Goal of the exercise:
From the first line of the listing below, retype each line up to and including the one with "(0,0) rectangle (2658,2300);"; pictures stay out.

Information shown:
------------------------------------------------------------
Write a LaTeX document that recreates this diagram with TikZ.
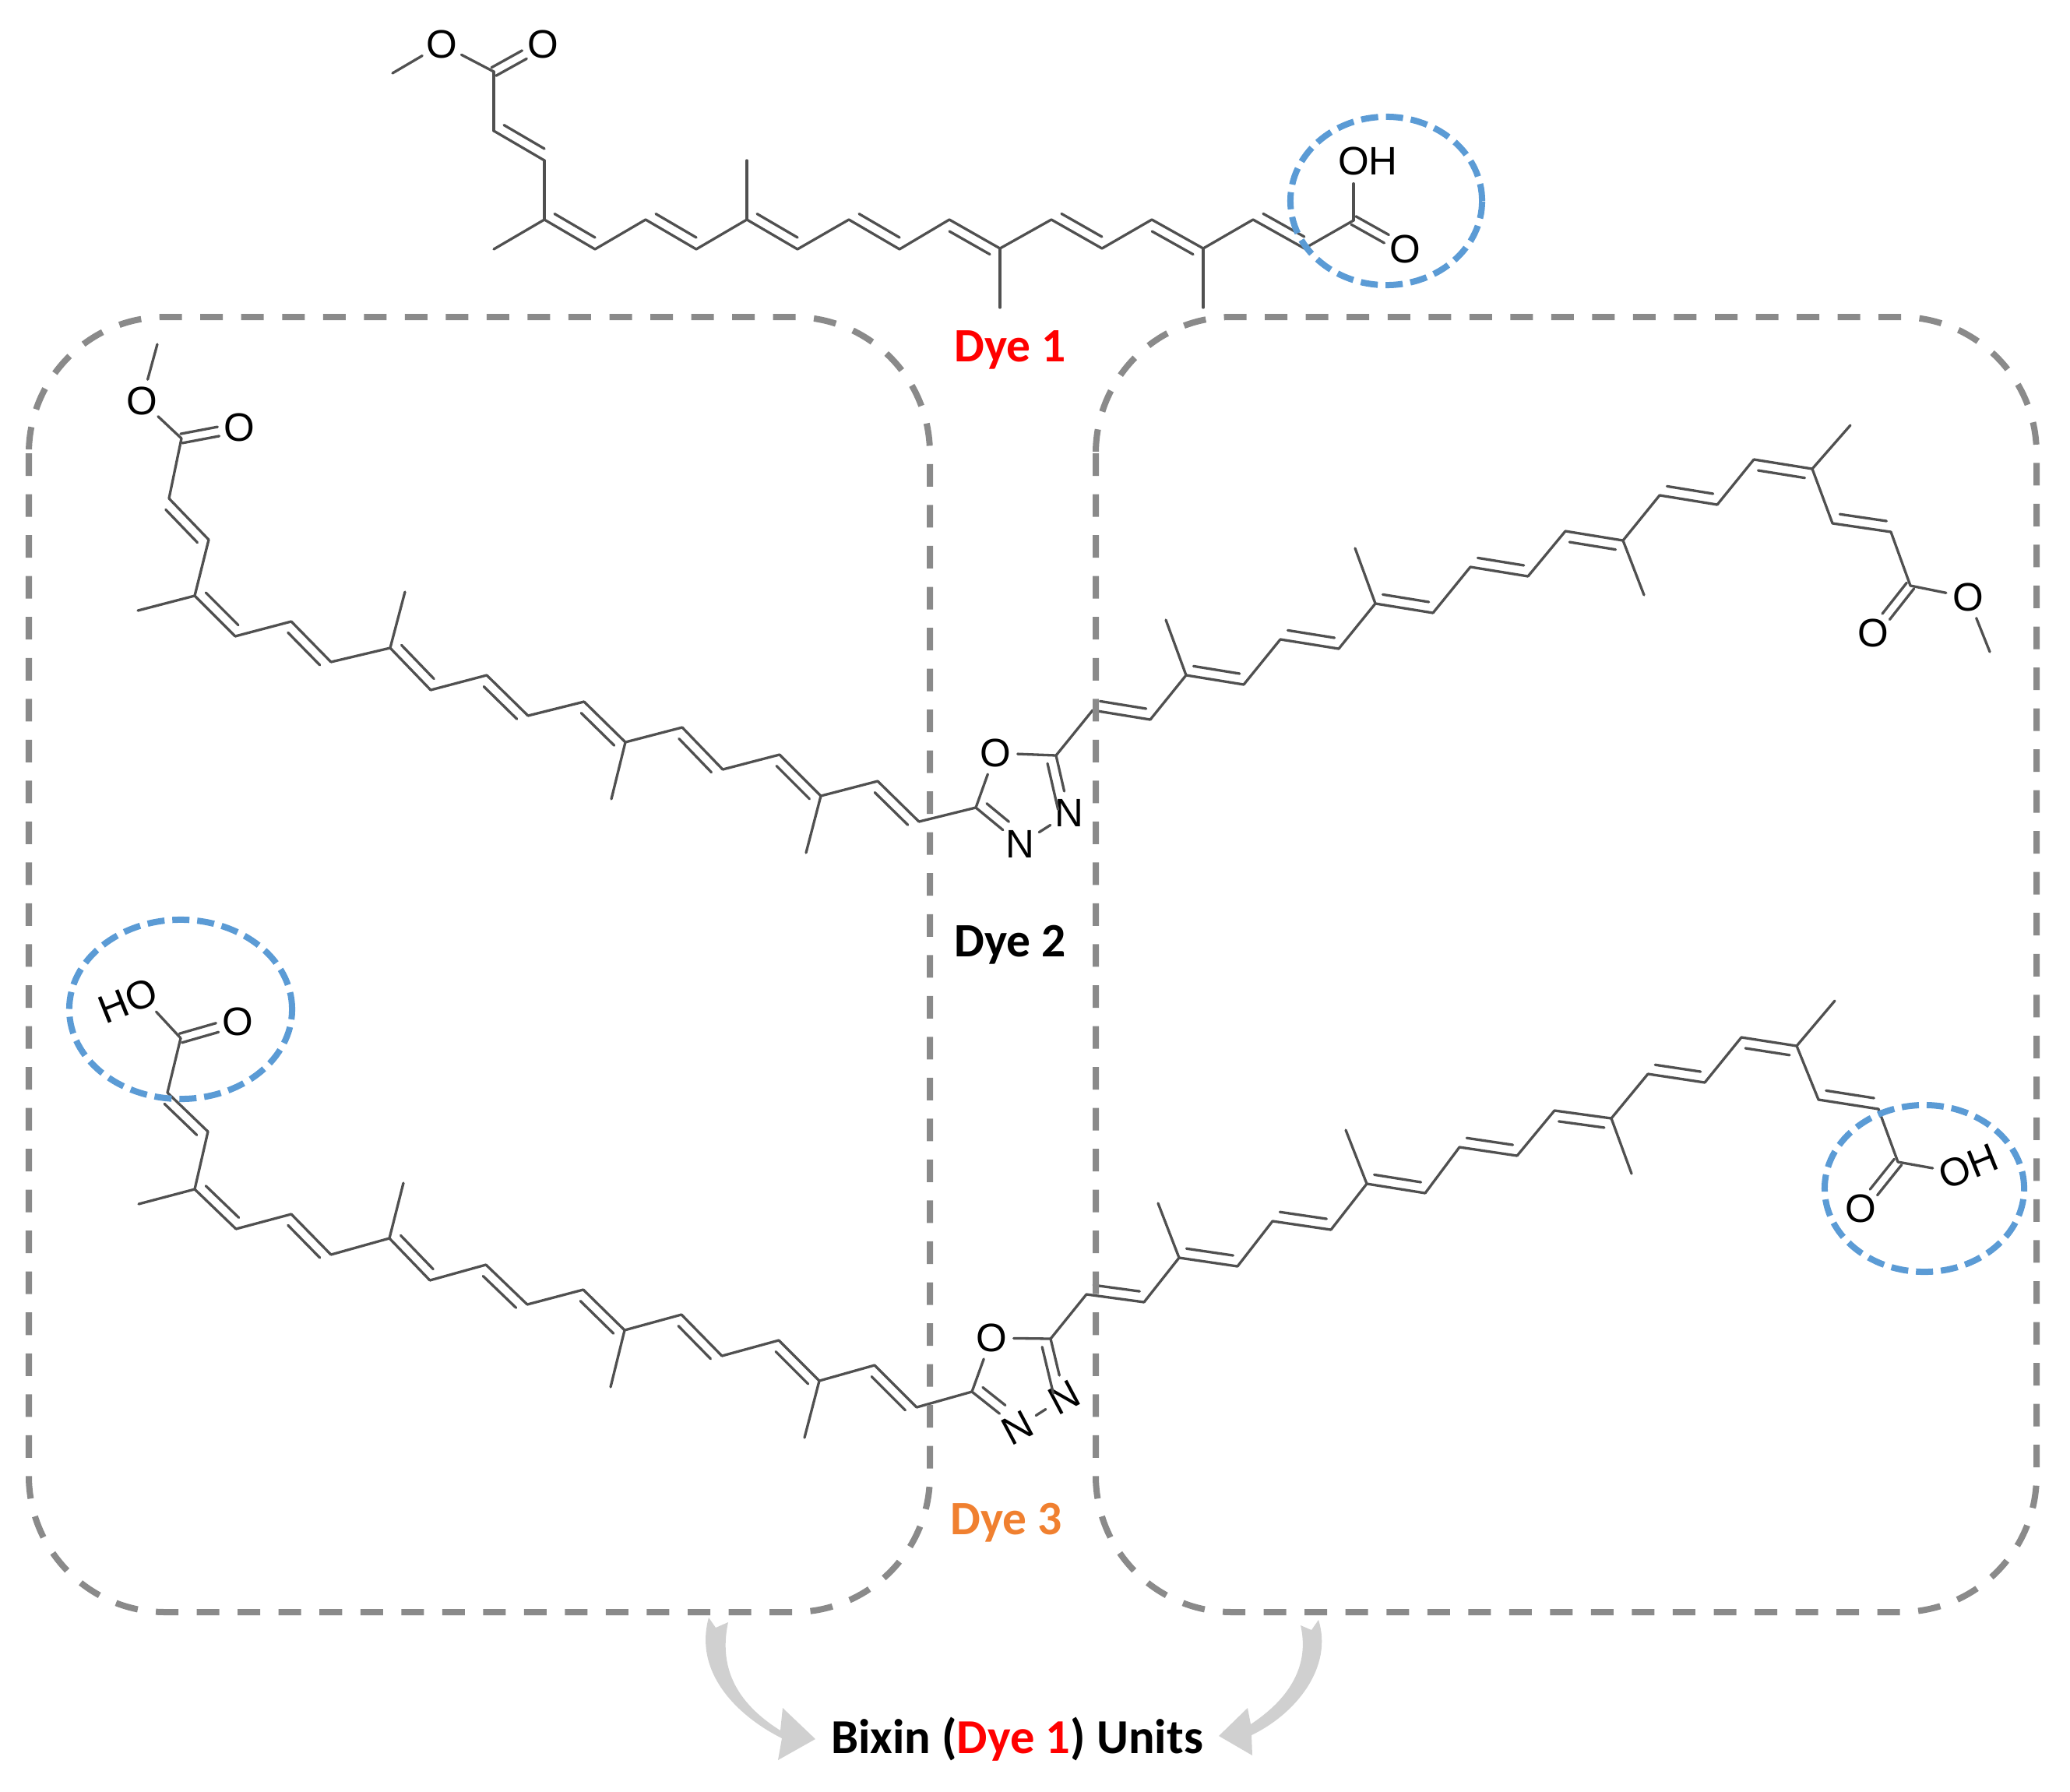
\documentclass[tikz,border=0pt]{standalone}
\usepackage{fontspec}
\setmainfont{Carlito}
\newfontfamily\chemfont{Liberation Sans}
\usetikzlibrary{calc}
\definecolor{dashgray}{HTML}{8A8A8A}
\definecolor{ringblue}{HTML}{5B9BD5}
\definecolor{dyeorange}{HTML}{F08030}
\definecolor{arrowgray}{HTML}{D0D0D0}
\definecolor{bondgray}{HTML}{505050}
\tikzset{
    bond/.style={line width=0.033cm, color=bondgray, line cap=round},
    atom/.style={circle, inner sep=0pt, minimum size=0.56cm, font=\chemfont\fontsize{14.5}{16}\selectfont},
    boxline/.style={line width=0.08cm, color=dashgray, rounded corners=1.75cm, dash pattern=on 0.29cm off 0.235cm},
    ringline/.style={line width=0.08cm, color=ringblue, dash pattern=on 0.22cm off 0.1cm},
    dyelabel/.style={anchor=base, font=\bfseries\fontsize{17.5}{20}\selectfont},
    bigarrow/.style={fill=arrowgray, draw=none}
}
% double bond: main line and a shorter one beside it
\newcommand{\dbond}[4][0.9]{
    \draw[bond] (#2) -- (#3);
    \draw[bond] ($(#2)!0.1!(#3)!0.13cm!#4:(#3)$) -- ($(#2)!#1!(#3)!0.13cm!#4:(#3)$);
}
% carbonyl: two equal lines towards the O
\newcommand{\cobond}[2]{
    \draw[bond, shorten >=0.27cm] ($(#1)!0.06cm!90:(#2)$) -- ($(#2)!0.06cm!-90:(#1)$);
    \draw[bond, shorten >=0.27cm] ($(#1)!0.06cm!-90:(#2)$) -- ($(#2)!0.06cm!90:(#1)$);
}
% polyene: singles from odd atoms, doubles from even atoms
\newcommand{\polyene}[2]{
    \foreach \i in {1,3,...,19} {
        \pgfmathtruncatemacro\j{\i+1}
        \draw[bond] (#1\i) -- (#1\j);
    }
    \foreach \i/\s in {#2} {
        \pgfmathtruncatemacro\j{\i+1}
        \dbond{#1\i}{#1\j}{\s}
    }
}

\begin{document}
\begin{tikzpicture}[x=0.01cm, y=-0.01cm]
    \useasboundingbox (0,0) rectangle (2658,2300);

    % Dye 1
    \foreach \n/\x/\y in {a1/634/92, a2/634/168, a3/699/206, a4/699/282, a5/764/320,
        a6/829/282, a7/894/320, a8/959/282, a9/1024/320, a10/1090/282, a11/1155/320,
        a12/1219/282, a13/1284/319, a14/1350/282, a15/1415/319, a16/1479/282,
        a17/1545/319, a18/1609/282, a19/1675/319, a20/1738/283,
        am0/504/94, am4/634/320, am8/959/206, am13/1284/395, am17/1545/395}
        \coordinate (\n) at (\x,\y);
    \polyene{a}{2/90,4/90,6/90,8/90,10/90,12/-90,14/90,16/-90,18/90}
    \foreach \m/\c in {am4/a4, am8/a8, am13/a13, am17/a17}
        \draw[bond] (\m) -- (\c);
    \node[atom] (ao1) at (567,57) {O};
    \node[atom] (ao2) at (697,57) {O};
    \node[atom] (ao3) at (1738,207) {O\rlap{H}};
    \node[atom] (ao4) at (1804,320) {O};
    \draw[bond] (am0) -- (ao1);
    \draw[bond] (ao1) -- (a1);
    \cobond{a1}{ao2}
    \draw[bond] (a20) -- (ao3);
    \cobond{a20}{ao4}

    % Dye 2, left arm
    \foreach \n/\x/\y in {b1/233/563, b2/217/640, b3/268/693, b4/250/765, b5/302/817,
        b6/374/798, b7/425/850, b8/501/832, b9/553/886, b10/625/867, b11/678/919,
        b12/750/901, b13/803/953, b14/876/934, b15/928/988, b16/1001/969,
        b17/1054/1022, b18/1127/1003, b19/1180/1055, b20/1253/1037,
        bm0/202/442, bm4/177/784, bm8/520/760, bm13/785/1026, bm17/1035/1095}
        \coordinate (\n) at (\x,\y);
    \polyene{b}{2/-90,4/90,6/-90,8/90,10/-90,12/-90,14/-90,16/-90,18/-90}
    \foreach \m/\c in {bm4/b4, bm8/b8, bm13/b13, bm17/b17}
        \draw[bond] (\m) -- (\c);
    \node[atom] (bo1) at (182,515) {O};
    \node[atom] (bo2) at (307,549) {O};
    \draw[bond] (bm0) -- (bo1);
    \draw[bond] (bo1) -- (b1);
    \cobond{b1}{bo2}

    % Dye 2, right arm
    \foreach \n/\x/\y in {d1/1356/970, d2/1403/912, d3/1477/924, d4/1523/867, d5/1597/879,
        d6/1644/821, d7/1719/833, d8/1766/775, d9/1840/787, d10/1888/728, d11/1962/740,
        d12/2010/682, d13/2084/694, d14/2131/636, d15/2205/648, d16/2252/590,
        d17/2327/602, d18/2353/672, d19/2428/683, d20/2453/752,
        dm4/1497/796, dm8/1740/704, dm13/2111/764, dm17/2376/546, dm0/2555/837}
        \coordinate (\n) at (\x,\y);
    \polyene{d}{2/90,4/90,6/90,8/90,10/90,12/-90,14/90,16/-90,18/90}
    \foreach \m/\c in {dm4/d4, dm8/d8, dm13/d13, dm17/d17}
        \draw[bond] (\m) -- (\c);
    \node[atom] (do1) at (2527,767) {O};
    \node[atom] (do2) at (2405,813) {O};
    \draw[bond] (d20) -- (do1);
    \draw[bond] (do1) -- (dm0);
    \cobond{d20}{do2}

    % Dye 2, ring
    \node[atom] (ro) at (1278,967) {O};
    \node[atom] (rn1) at (1373,1044) {N};
    \node[atom] (rn2) at (1310,1084) {N};
    \draw[bond] (b20) -- (ro);
    \draw[bond] (ro) -- (d1);
    \dbond{d1}{rn1}{-90}
    \dbond[0.6]{b20}{rn2}{90}
    \draw[bond] (rn1) -- (rn2);

    % Dye 3, left arm
    \foreach \n/\x/\y in {e1/232/1333, e2/215/1403, e3/267/1453, e4/250/1527, e5/303/1578,
        e6/374/1559, e7/425/1611, e8/500/1590, e9/552/1644, e10/624/1624, e11/677/1675,
        e12/749/1656, e13/802/1708, e14/875/1688, e15/927/1741, e16/1000/1721,
        e17/1052/1773, e18/1123/1753, e19/1177/1807, e20/1248/1787,
        em4/178/1546, em8/518/1519, em13/784/1781, em17/1033/1846}
        \coordinate (\n) at (\x,\y);
    \polyene{e}{2/-90,4/90,6/-90,8/90,10/-90,12/-90,14/-90,16/-90,18/-90}
    \foreach \m/\c in {em4/e4, em8/e8, em13/e13, em17/e17}
        \draw[bond] (\m) -- (\c);
    \node[atom, rotate=22] (eo1) at (181,1278) {\llap{H}O};
    \node[atom] (eo2) at (305,1312) {O};
    \draw[bond] (eo1) -- (e1);
    \cobond{e1}{eo2}

    % Dye 3, right arm
    \foreach \n/\x/\y in {f1/1349/1719, f2/1395/1662, f3/1469/1672, f4/1514/1615, f5/1589/1626,
        f6/1634/1568, f7/1709/1579, f8/1755/1520, f9/1830/1532, f10/1874/1473, f11/1948/1484,
        f12/1996/1426, f13/2069/1436, f14/2116/1379, f15/2189/1390, f16/2236/1332,
        f17/2307/1343, f18/2335/1412, f19/2412/1424, f20/2437/1492,
        fm4/1487/1545, fm8/1728/1451, fm13/2095/1507, fm17/2356/1285}
        \coordinate (\n) at (\x,\y);
    \polyene{f}{2/90,4/90,6/90,8/90,10/90,12/-90,14/90,16/-90,18/90}
    \foreach \m/\c in {fm4/f4, fm8/f8, fm13/f13, fm17/f17}
        \draw[bond] (\m) -- (\c);
    \node[atom, rotate=22] (fo1) at (2510,1505) {O\rlap{H}};
    \node[atom] (fo2) at (2389,1552) {O};
    \draw[bond] (f20) -- (fo1);
    \cobond{f20}{fo2}

    % Dye 3, ring
    \node[atom] (so) at (1273,1718) {O};
    \node[atom, rotate=28] (sn1) at (1367,1794) {N};
    \node[atom, rotate=28] (sn2) at (1306,1833) {N};
    \draw[bond] (e20) -- (so);
    \draw[bond] (so) -- (f1);
    \dbond{f1}{sn1}{-90}
    \dbond[0.6]{e20}{sn2}{90}
    \draw[bond] (sn1) -- (sn2);

    % Dashed boxes
    \draw[boxline] (37,407) rectangle (1194,2070);
    \draw[boxline] (1407,407) rectangle (2615,2070);

    % Acid groups
    \draw[ringline] (1780,258) ellipse [x radius=1.23cm, y radius=1.08cm];
    \draw[ringline] (232,1296) ellipse [x radius=1.43cm, y radius=1.15cm];
    \draw[ringline] (2471,1526) ellipse [x radius=1.28cm, y radius=1.07cm];

    % Labels
    \node[dyelabel, text=red] (dye1) at (1297,464) {Dye 1};
    \node[dyelabel] (dye2) at (1297,1228) {Dye 2};
    \node[dyelabel, text=dyeorange] (dye3) at (1292,1970) {Dye 3};
    \node[dyelabel, font=\bfseries\fontsize{17.8}{20}\selectfont] (units) at (1306,2251) {Bixin (\textcolor{red}{Dye 1}) Units};

    % Grey arrows
    \fill[bigarrow] (910,2077) -- (919,2090) -- (935,2083) .. controls (925,2130) and (935,2180) .. (1002,2222)
        -- (1005,2193) -- (1047,2233) -- (999,2260) -- (1004,2232) .. controls (950,2205) and (890,2150) .. (910,2077) -- cycle;
    \fill[bigarrow] (1693,2080) -- (1684,2093) -- (1670,2087) .. controls (1680,2130) and (1665,2175) .. (1606,2214)
        -- (1602,2193) -- (1565,2229) -- (1608,2254) -- (1607,2228) .. controls (1665,2200) and (1712,2140) .. (1693,2080) -- cycle;
\end{tikzpicture}
\end{document}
------------------------------------------------------------
Completed task:
Write a LaTeX document that recreates this diagram with TikZ.
\documentclass[tikz,border=0pt]{standalone}
\usepackage{fontspec}
\setmainfont{Carlito}
\newfontfamily\chemfont{Liberation Sans}
\usetikzlibrary{calc}
\definecolor{dashgray}{HTML}{8A8A8A}
\definecolor{ringblue}{HTML}{5B9BD5}
\definecolor{dyeorange}{HTML}{F08030}
\definecolor{arrowgray}{HTML}{D0D0D0}
\definecolor{bondgray}{HTML}{505050}
\tikzset{
    bond/.style={line width=0.033cm, color=bondgray, line cap=round},
    atom/.style={circle, inner sep=0pt, minimum size=0.56cm, font=\chemfont\fontsize{14.5}{16}\selectfont},
    boxline/.style={line width=0.08cm, color=dashgray, rounded corners=1.75cm, dash pattern=on 0.29cm off 0.235cm},
    ringline/.style={line width=0.08cm, color=ringblue, dash pattern=on 0.22cm off 0.1cm},
    dyelabel/.style={anchor=base, font=\bfseries\fontsize{17.5}{20}\selectfont},
    bigarrow/.style={fill=arrowgray, draw=none}
}
% double bond: main line and a shorter one beside it
\newcommand{\dbond}[4][0.9]{
    \draw[bond] (#2) -- (#3);
    \draw[bond] ($(#2)!0.1!(#3)!0.13cm!#4:(#3)$) -- ($(#2)!#1!(#3)!0.13cm!#4:(#3)$);
}
% carbonyl: two equal lines towards the O
\newcommand{\cobond}[2]{
    \draw[bond, shorten >=0.27cm] ($(#1)!0.06cm!90:(#2)$) -- ($(#2)!0.06cm!-90:(#1)$);
    \draw[bond, shorten >=0.27cm] ($(#1)!0.06cm!-90:(#2)$) -- ($(#2)!0.06cm!90:(#1)$);
}
% polyene: singles from odd atoms, doubles from even atoms
\newcommand{\polyene}[2]{
    \foreach \i in {1,3,...,19} {
        \pgfmathtruncatemacro\j{\i+1}
        \draw[bond] (#1\i) -- (#1\j);
    }
    \foreach \i/\s in {#2} {
        \pgfmathtruncatemacro\j{\i+1}
        \dbond{#1\i}{#1\j}{\s}
    }
}

\begin{document}
\begin{tikzpicture}[x=0.01cm, y=-0.01cm]
    \useasboundingbox (0,0) rectangle (2658,2300);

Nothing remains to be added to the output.